Adelaide students discover a new way to learn maths


In one Adelaide classroom, maths is being taught in a new and interesting way.

Like so many teens before her, Tamia Blackwell was once a reluctant maths student.

“Initially I thought, it’s boring, it isn’t interesting.”

A chance meeting with mathematician and Indigenous educator Dr Chris Matthews at a conference helped change the Year 11 student’s perspective.

Tamia is a performer with an Indigenous dance group, and Dr Matthews' model of explaining maths through storytelling caught her interest.

“Using letters to represent movement and numbers to represent beats, they work really well together,” she says.

“Not only does it change your perspective on maths but it opens up opportunities to have fun during learning maths, as well.”

Tamia leads a workshop with the students.
Tamia leads a workshop with the students.
SBS News

The idea also drew the attention of fellow dancer and student Bryce Cawte.

“It’s great,” he says. “I never really enjoyed maths, myself, so I found a way to enjoy it, and that’s through dancing.”

Together, Bryce and Tamia have developed their own maths workshop, teaching algebraic equations to other students using cultural dance. They’ve toured the concept to a number of schools across South Australia.

During a workshop at their own school, Woodville High in Adelaide, they teach Year 8 students to interpret parts of a complex equation with individual steps and movements.

In one equation, 3b turns into three head bobs, while 2p becomes two imaginary emu pecks.

Woodville High School students
Tamia Blackwell, left, and Bryce Cawte lead a lesson in mathematical dancing at Woodville High School.
SBS News

Zandra, one of the participants, says it’s been a memorable lesson.

“It may not be as logical as some maths things are, but it’s still teaching us the fundamentals that we need to learn,” she says.

Dr Matthews says there are similarities in the way maths and dance use symbolism to explain ideas.

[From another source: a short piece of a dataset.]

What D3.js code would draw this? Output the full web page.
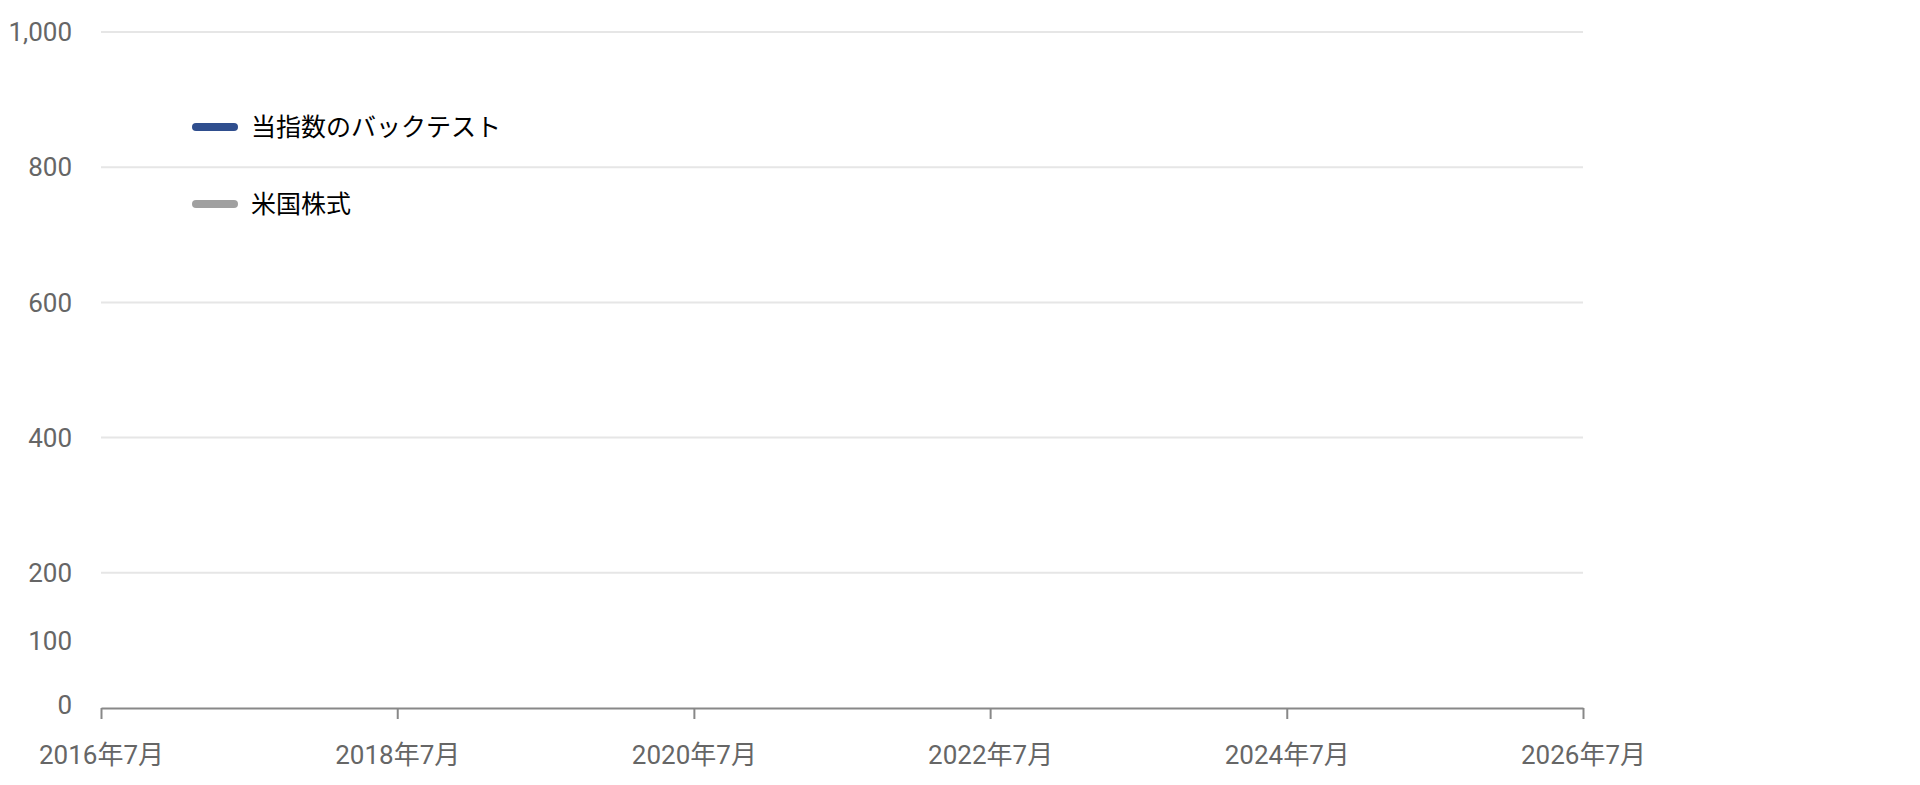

“All around the world people have done this, we observe the world around us and we go through an extraction process to understand what we’re looking at,” he says.

“Maths is just another example of that, where we’re actually creating this symbolic world where it’s connected to processes in the world around us.”

It was Indigenous Education Officer and artist Kargun Fogarty who first took Dr Matthew’s model and turned it into a dance.

“Mathematics has just been a big part of our culture, and I suppose what Chris and I are trying to do is reach out to these young fellas and to help them understand how intelligent our people were here,” he says.

Bryce Cawte says developing their own version of algebraic dance has helped him explore how Indigenous Australians have long used mathematical ideas.

“You can throw a spear, but with an extra half a metre piece of wood, you can go three times further,” he says. “So we’ve got that aerodynamics and that physics sort of thinking.”  

Tamia hopes the workshop will help make maths and Indigenous culture more accessible to students of all backgrounds.

“The whole purpose of our workshop is to change stereotypes and give Aboriginal young kids, and anyone, the message that you can do anything,” she says.